“A committee is a cul-de-sac down which ideas are lured and then quietly strangled.”
Sir Barnett Cocks
It happens all the time in the legislative process. We’ve all heard the term “the bill died in committee,” or a more prevalent comment heard today “they failed to reach a consensus.”
I was once asked to chair a meeting because the person appointed couldn’t be there. Having participated as a committee member I knew the several members were accustomed to speaking when they wanted, on whatever they wanted, and at great length I might add. It wasn’t my place to fix the problem (I also didn’t think it could be done) so I just let those people ramble on.
These types of results can be avoided if you follow some simple guidelines when appointing a committee.
- Make sure there is a need for a committee – Is the issue complex enough and requires further study or are there diverse opinions that require consensus? If not maybe all the issue needs is someone with authority to make a decision and then everyone moves on.
- Appoint a chairperson who knows what they’re doing – nothing is more frustrating and time consuming than a meeting that gets out of hand because the chair doesn’t know how to control the other members by letting debate get out of hand away from the subject matter
- Make sure the committee’s purpose is clear and the items to be decided spelled out
- Select committee members carefully – nothing is more annoying that a committee member who likes to hear him or herself talk.
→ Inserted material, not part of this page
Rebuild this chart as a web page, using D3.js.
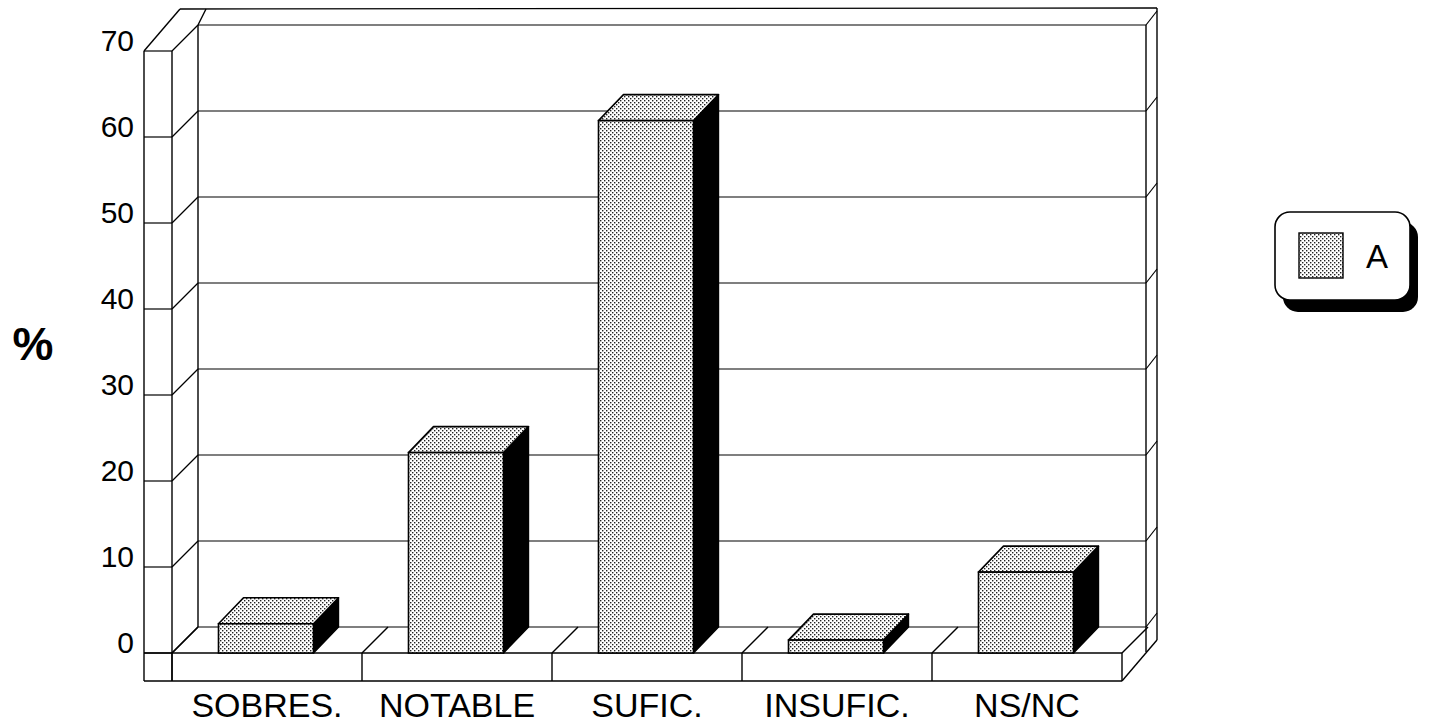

Also make sure the members all are thinkers and are able to understand how the decision the committee will recommend fits into the overall organizational mission and vision.
- Set a deadline on producing results – don’t let the committee meet perpetually. Require periodic reports.
Although all of this seems pretty common sense stuff but it’s usually ignored a great number of times. For further study read Patrick Lencioni’s book Death by Meeting.